Some categories are very broad and some activities overlap two categories. The thing I like about this is that I can use it for flexible planning of daily activities to support recovery and I can also use it as a way to assess throughout the day if I am doing things in each category. As the day winds down, do I need work on my spiritual health or my social health? Do I go for a walk or do I call a supportive friend?

In September, I can go down to two times a week at my outpatient group. The counselor told me I could pick the days, Monday, Tuesday, or Thursday but I think what I will do is make a monthly calendar so I can be flexible. If one week, I have Digital Photography Club on a Thursday, I can attend group on Monday and Tuesday. I don't want to skip a night of group with nothing to replace it.

This week, I wrote a relapse plan. I watched the documentary Memo to Self and learned that it's good, when I am strong, to plan for when I am weak. My relapse plan has a 1-10 scale of risk of relapse with ten being active drinking.

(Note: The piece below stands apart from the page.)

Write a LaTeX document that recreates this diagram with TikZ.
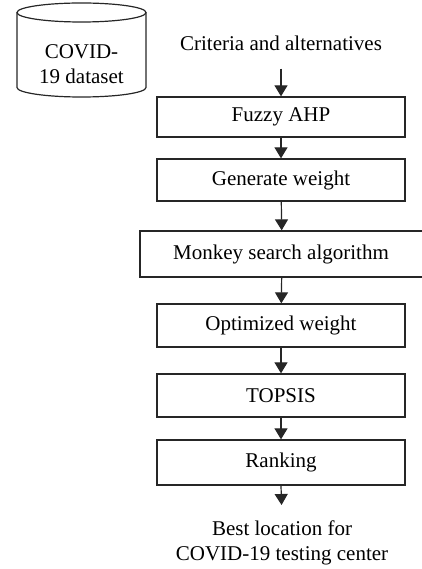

At a couple places along the continuum, there are people to call and things to do. The relapse plan is not negotiable. If I am drinking, this is what we will do immediately. It's a little bit like an insurance policy.

I made it through some difficult things this week- the death of a friend, the serious illness of a child I know, working two days with the subsequent feelings from that, news of several relapses, and some health disturbances without drinking.

I am enjoying my sober life and I am grateful for each day.

P.S. And of course, I have binders for this information. And file folders, dividers, plastic sheet liners, charts, and checklists. It's what I do.